Receiver may report more losses or repeat messages if it deems necessary. As a minimum requirement on the receiver side, it shall support the capability of picture level error detection or tracking in order to stop reporting of prior losses from the recovery point. If FEC is supported, NACK messages should signal irrecoverable lost packets after recovery by FEC instead of the detected lost packets before recovery. The receiver should wait "repair-window" duration before issuing a NACK message for the missing packets.

When retransmission is supported, NACK messages correspond to requests for missing packets to be retransmitted instead of indication of error position for recovery without retransmission. The receiver should queue NACK messages for RTCP scheduling as necessary. The importance of lost packets along with possibility of timely arrival of requested packets should be considered before requesting retransmission.

Annex P.2 gives further description of receiver behaviour for error correction.

9.3.3 Sender behaviour

When NACK and PLI have been negotiated without retransmission support for the session then an MTSI client in terminal sending media:

– shall send a recovery picture or Gradual Decoder Refresh (GDR) upon receiving NACK message if loss indicated by the message corresponds to error in a reference picture within 500 ms. If a recovery picture corresponding to the NACK message was sent prior to reception of the NACK message by less than RWT duration, the sender does not have to respond to this particular NACK message.

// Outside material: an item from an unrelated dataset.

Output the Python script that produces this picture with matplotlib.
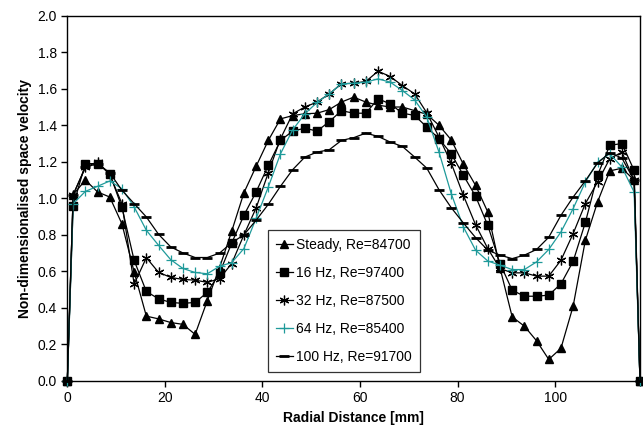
import numpy as np
import matplotlib.pyplot as plt

plt.rcParams['font.family'] = ['Liberation Sans', 'DejaVu Sans']

# Posiciones radiales [mm]
radial = [0, 1.2, 3.7, 6.2, 8.7, 11.2, 13.7, 16.2, 18.7, 21.2, 23.7, 26.2, 28.7,
          31.2, 33.7, 36.2, 38.7, 41.2, 43.7, 46.2, 48.7, 51.2, 53.7, 56.2, 58.7,
          61.2, 63.7, 66.2, 68.7, 71.2, 73.7, 76.2, 78.7, 81.2, 83.7, 86.2, 88.7,
          91.2, 93.7, 96.2, 98.7, 101.2, 103.7, 106.2, 108.7, 111.2, 113.7, 116.2, 117.4]

steady = [0, 1.02, 1.10, 1.035, 1.007, 0.86, 0.597, 0.355, 0.34, 0.32, 0.31, 0.255, 0.44,
          0.62, 0.82, 1.03, 1.175, 1.317, 1.435, 1.453, 1.463, 1.466, 1.486, 1.527, 1.554,
          1.527, 1.51, 1.50, 1.50, 1.48, 1.46, 1.40, 1.32, 1.186, 1.071, 0.925, 0.62,
          0.351, 0.30, 0.22, 0.118, 0.179, 0.41, 0.77, 0.98, 1.15, 1.165, 1.10, 0]

hz16 = [0, 0.96, 1.19, 1.19, 1.135, 0.95, 0.66, 0.49, 0.45, 0.43, 0.425, 0.43, 0.485,
        0.59, 0.755, 0.907, 1.035, 1.18, 1.317, 1.368, 1.384, 1.368, 1.42, 1.48, 1.466,
        1.466, 1.545, 1.517, 1.466, 1.454, 1.39, 1.326, 1.244, 1.126, 1.011, 0.852, 0.643,
        0.497, 0.464, 0.464, 0.47, 0.532, 0.655, 0.868, 1.126, 1.29, 1.30, 1.153, 0]

hz32 = [0, 1.02, 1.17, 1.20, 1.13, 0.97, 0.53, 0.675, 0.595, 0.567, 0.556, 0.552, 0.54,
        0.56, 0.643, 0.80, 0.947, 1.14, 1.326, 1.463, 1.50, 1.527, 1.572, 1.627, 1.63,
        1.64, 1.696, 1.667, 1.617, 1.572, 1.468, 1.335, 1.193, 1.016, 0.855, 0.725, 0.616,
        0.592, 0.592, 0.574, 0.574, 0.661, 0.807, 0.971, 1.089, 1.217, 1.253, 1.098, 0]

hz64 = [0, 0.971, 1.038, 1.066, 1.095, 1.053, 0.953, 0.825, 0.743, 0.664, 0.616, 0.594, 0.587,
        0.628, 0.648, 0.725, 0.89, 1.062, 1.244, 1.375, 1.463, 1.525, 1.572, 1.627, 1.63,
        1.636, 1.654, 1.636, 1.59, 1.539, 1.444, 1.253, 1.026, 0.843, 0.716, 0.657, 0.634,
        0.61, 0.61, 0.652, 0.72, 0.816, 0.944, 1.089, 1.198, 1.244, 1.171, 1.034, 0]

hz100 = [0, 1.02, 1.17, 1.19, 1.14, 1.044, 0.971, 0.898, 0.803, 0.734, 0.701, 0.676, 0.676,
         0.70, 0.757, 0.80, 0.88, 0.967, 1.066, 1.157, 1.226, 1.253, 1.266, 1.317, 1.332,
         1.357, 1.339, 1.308, 1.284, 1.226, 1.165, 1.047, 0.949, 0.865, 0.785, 0.716, 0.689,
         0.67, 0.689, 0.72, 0.787, 0.907, 1.007, 1.096, 1.193, 1.25, 1.22, 1.10, 0]

etiquetas = ["Steady, Re=84700", "16 Hz, Re=97400", "32 Hz, Re=87500",
             "64 Hz, Re=85400", "100 Hz, Re=91700"]

fig = plt.figure(figsize=(6.43, 4.43), dpi=100)
ax = fig.add_axes([0.1047, 0.14, 0.8906, 0.8246])

ax.plot(radial, steady, color="black", lw=0.9, marker="^", ms=5.5, label=etiquetas[0], clip_on=False)
ax.plot(radial, hz16, color="black", lw=0.9, marker="s", ms=5.5, label=etiquetas[1], clip_on=False)
ax.plot(radial, hz32, color="black", lw=0.9, marker=(6, 2, 0), ms=7, mew=0.9, label=etiquetas[2], clip_on=False)
ax.plot(radial, hz64, color="#1f9a9a", lw=0.9, marker="+", ms=7, mew=0.9, label=etiquetas[3], clip_on=False)
ax.plot(radial, hz100, color="black", lw=0.9, marker="_", ms=7, mew=2, label=etiquetas[4], clip_on=False)

ax.set_xlim(0, 117.4)
ax.set_ylim(0, 2.0)
ax.set_xticks([0, 20, 40, 60, 80, 100])
ax.set_yticks(np.arange(0, 2.01, 0.2))
ax.set_yticklabels([f"{v:.1f}" for v in np.arange(0, 2.01, 0.2)])
ax.tick_params(axis="both", direction="out", length=4, width=1, labelsize=10, colors="black")
ax.tick_params(top=False, right=False)
for s in ax.spines.values():
    s.set_linewidth(1)
    s.set_color("black")

ax.set_xlabel("Radial Distance [mm]", fontsize=10, fontweight="bold")
ax.set_ylabel("Non-dimensionalised space velocity", fontsize=10, fontweight="bold")

leg = ax.legend(loc="lower left", bbox_to_anchor=(0.35, 0.025), frameon=True, fancybox=False,
                edgecolor="black", fontsize=10, handlelength=1.2, handletextpad=0.25,
                labelspacing=1.0, borderpad=0.6, borderaxespad=0)
leg.get_frame().set_linewidth(0.9)

fig.savefig("out.png", dpi=100)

– shall send an Instantaneous Decoder Refresh (IDR) or GDR picture upon receiving PLI message within 500 ms.

– should not respond to incoming NACK or PLI messages within RWT duration of the same message type indicating the same loss from the reception of the initial feedback message triggered by the onset of the loss.

IDR picture is an intra picture where pictures following the IDR picture can be decoded without referring (inter prediction) to pictures decoded prior to IDR picture. This corresponds to IDR pictures in H.264 and HEVC. GDR is performing intra refresh by distributing intra picture data over N pictures. At the end of N pictures from the start of GDR all macroblock regions are intra coded (refreshed) generating a good frame. Similar to IDR case, if intra picture or GDR is used as a recovery mechanism, the pictures following the intra picture or the GDR pictures should not reference pictures decoded prior to these pictures.

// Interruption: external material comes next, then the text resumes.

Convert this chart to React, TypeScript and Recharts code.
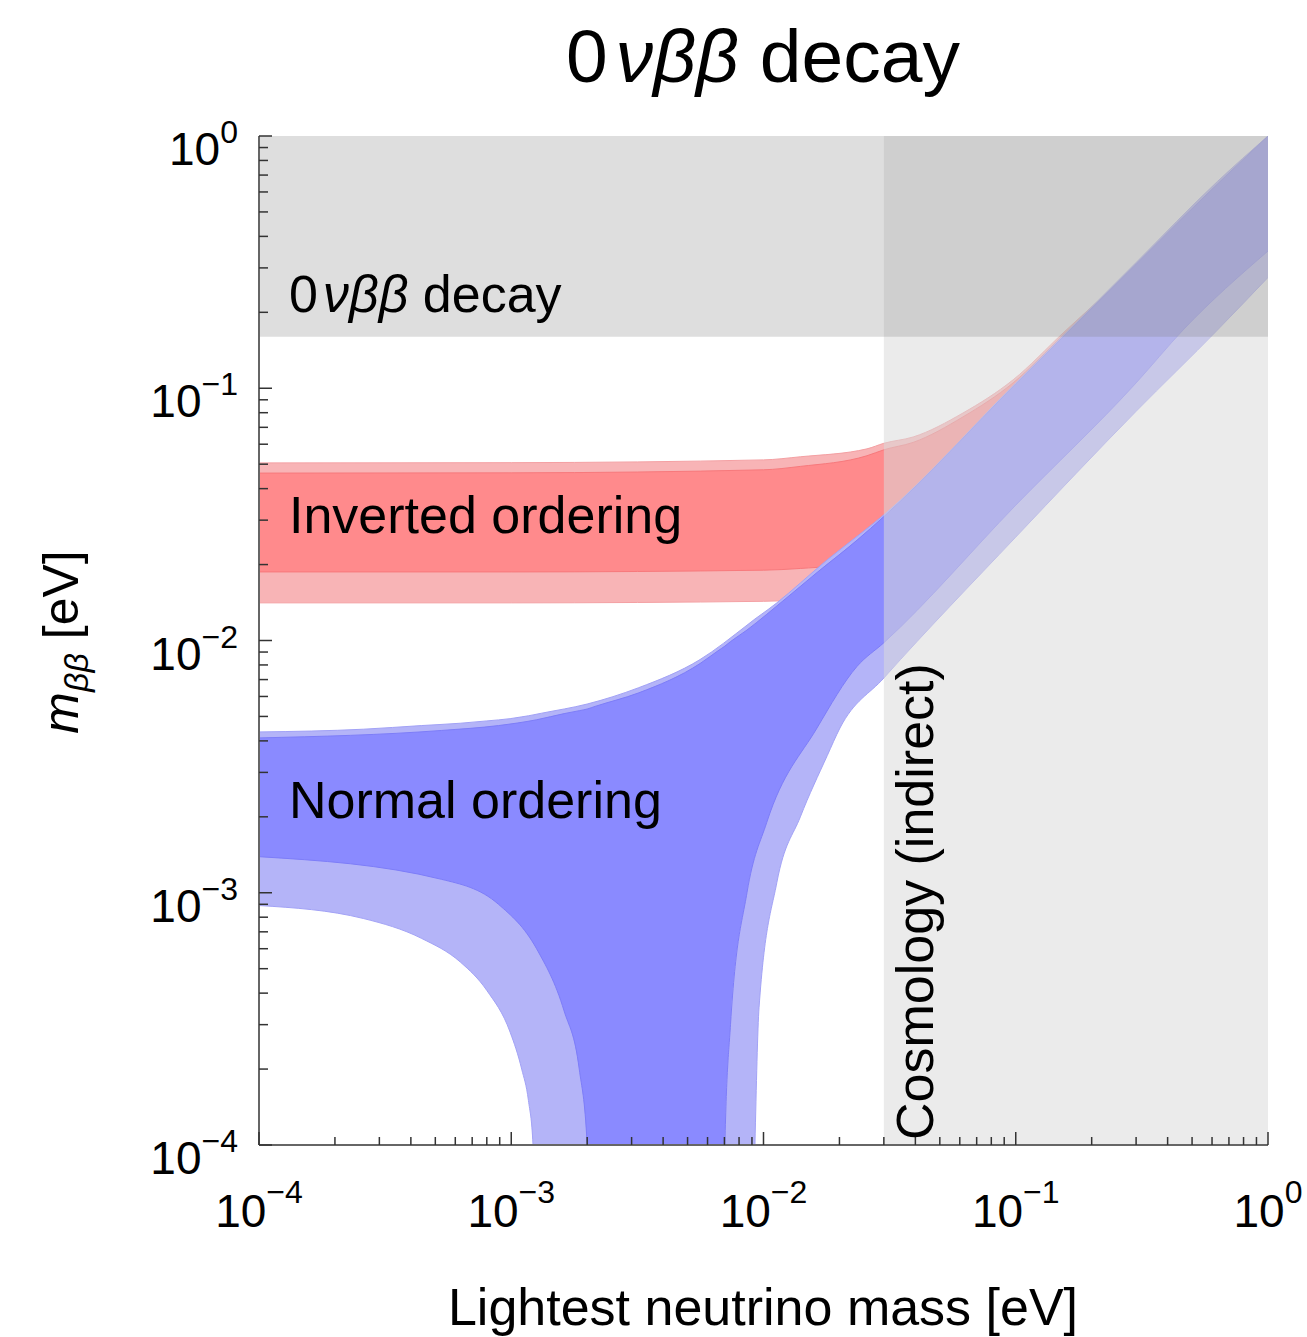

When retransmission is supported, sender should retransmit packets that it deems beneficial for timely recovery. Only source packets should be retransmitted. The minimum time the sender should keep an original RTP packet in its buffers available for retransmission, i.e. "rtx-time" value, should be RTT and the maximum time the sender should keep an original RTP packet should be 400 ms.

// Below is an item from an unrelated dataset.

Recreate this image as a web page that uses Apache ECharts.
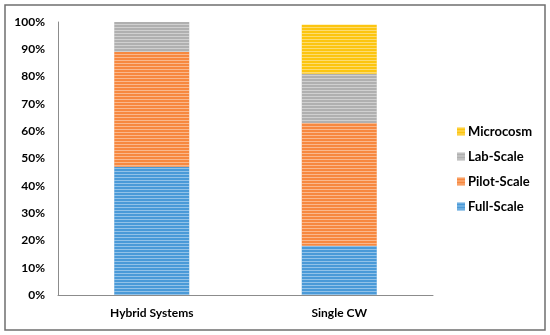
<!DOCTYPE html>
<html><head><meta charset="utf-8">
<script src="https://cdn.jsdelivr.net/npm/echarts@6/dist/echarts.min.js"></script>
<style>html,body{margin:0;padding:0;background:#fff}#c{width:550px;height:335px}</style>
</head><body><div id="c"></div>
<script>
const categories = ['Hybrid Systems', 'Single CW'];
const fullScale = [47, 18];
const pilotScale = [42, 45];
const labScale = [11, 18];
const microcosm = [0, 18];
const yTicks = [0, 10, 20, 30, 40, 50, 60, 70, 80, 90, 100];

const font = 'Lato, "Open Sans", sans-serif';
function stripe() {
  return { symbol: 'rect', symbolSize: 1, dashArrayX: [1, 0], dashArrayY: [1, 2], color: 'rgba(255,255,255,0.4)', rotation: 0 };
}
function s(name, data, color) {
  return { name, type: 'bar', stack: 'a', data, barWidth: '40%',
    itemStyle: { color, decal: stripe() } };
}
const chart = echarts.init(document.getElementById('c'));
chart.setOption({
  animation: false,
  aria: { enabled: true, decal: { show: true } },
  grid: { left: 58, right: 117, top: 22, bottom: 40 },
  graphic: [{ type: 'rect', shape: { x: 5, y: 5, width: 540, height: 325 }, style: { fill: 'none', stroke: '#6f6f6f', lineWidth: 1.5 }, silent: true }],
  legend: {
    data: ['Microcosm', 'Lab-Scale', 'Pilot-Scale', 'Full-Scale'],
    orient: 'vertical', left: 452, top: 120, itemGap: 12,
    itemWidth: 8, itemHeight: 8, icon: 'rect',
    textStyle: { fontFamily: font, fontWeight: 'bold', fontSize: 13, color: '#000', padding: [0, 0, 0, -2] }
  },
  xAxis: { type: 'category', data: categories,
    axisLine: { lineStyle: { color: '#8c8c8c', width: 1 } }, axisTick: { show: false },
    axisLabel: { fontFamily: font, fontWeight: 'bold', fontSize: 12, color: '#000', margin: 12 } },
  yAxis: { type: 'value', min: 0, max: 100, interval: 10,
    axisLine: { show: true, lineStyle: { color: '#8c8c8c', width: 1 } }, axisTick: { show: false },
    splitLine: { show: false },
    axisLabel: { fontFamily: font, fontWeight: 'bold', fontSize: 12, color: '#000', margin: 13,
      formatter: v => yTicks.includes(v) ? v + '%' : '' } },
  series: [
    s('Full-Scale', fullScale, '#4a9ad8'),
    s('Pilot-Scale', pilotScale, '#f7883f'),
    s('Lab-Scale', labScale, '#b0b0b0'),
    s('Microcosm', microcosm, '#fcc510')
  ]
});
</script></body></html>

When FEC is supported, the amount of time that spans the source and the corresponding repair packets, i.e. "repair-window", should not be less than the minimum required duration for the bitmask used for generation of the repair packets. The maximum time that spans the source and corresponding repair packets should not be more than 300 ms.

An MTSI client in terminal sending video shall obey the rate restrictions imposed by the video rate adaptation specified in clause 10.3.

Annex P.2 gives further description of sender behaviour for error correction. Annex P.3 gives further description of sender and receiver behaviour for RTP retransmission based recovery.

9.3.4 Recommendations for packet loss recovery mechanisms usage

FEC should be used to provide robustness against moderate packet loss rates at high delay scenario. FEC can especially handle random losses and short burst losses and be beneficial in environments with high packet loss rates and/or high delay (RTT). The use of FEC may not be appropriate when packet losses are caused by insufficient throughput (over radio access or due to congestions in network) since it introduces some bit rate overhead. In order to compensate for bit rate overhead, FEC should be used with efficient rate adaptation mechanisms to reduce the source bit rate according to channel conditions and not increase the total RTP bitrate. When error cases cannot be recovered by FEC, other mechanisms are needed in combination with FEC.

– Retransmission in combination with FEC should be used for the low RTT case with relatively high packet loss since retransmission can efficiently handle the FEC failure case.

– Generic NACK based recovery in combination with FEC should be used for high RTT, relatively high packet loss conditions since generic NACK based recovery does not introduce additional delay.

Selective retransmission should be used under low delay (RTT) and low failure (loss) rate conditions. Retransmission needs to ensure that retransmitted packets arrive in time to meet delay requirements of the end-to-end system. Higher packet loss rates may cause loss of retransmitted packets, hence leading to larger end-to-end delay.

Generic NACK and PLI based error correction mechanism should be used in combination with FEC or selective retransmission or under low packet loss rates with high RTT conditions. Generic NACK message can be used for indication of packets to be retransmitted as well as informing the sender of loss of particular RTP packets for sender to take necessary actions to recover from errors.

NOTE: Under unknown and varying conditions the MTSI client should dynamically select & adapt the propoer mechanisms.

Additional information on the usage of these mechanisms is provided in [142].

9.4 Text

Redundant transmission provided by the RTP payload format as described in RFC 4103 [31] shall be supported. The transmitting application may use up to 200 % redundancy, i.e. a T140block transported in one RTP packet may be repeated once or twice in subsequent RTP packets. 200 % redundancy shall be used when the conditions along the call path are not known to be free of loss. However, the result of media negotiation shall be followed, and transmission without redundancy used if one of the parties does not show capability for redundancy.

The sampling time shall be 300 ms as a minimum (in order to keep the bandwidth down) and should not be longer than 500 ms. New text after an idle period shall be sent as soon as possible. The first packet after an idle-period shall have the M-bit set.

The procedure described in section 5 of RFC 4103 [31], or a procedure with equivalent or better performance, shall be used for packet-loss handling in the receiving MTSI client in terminal.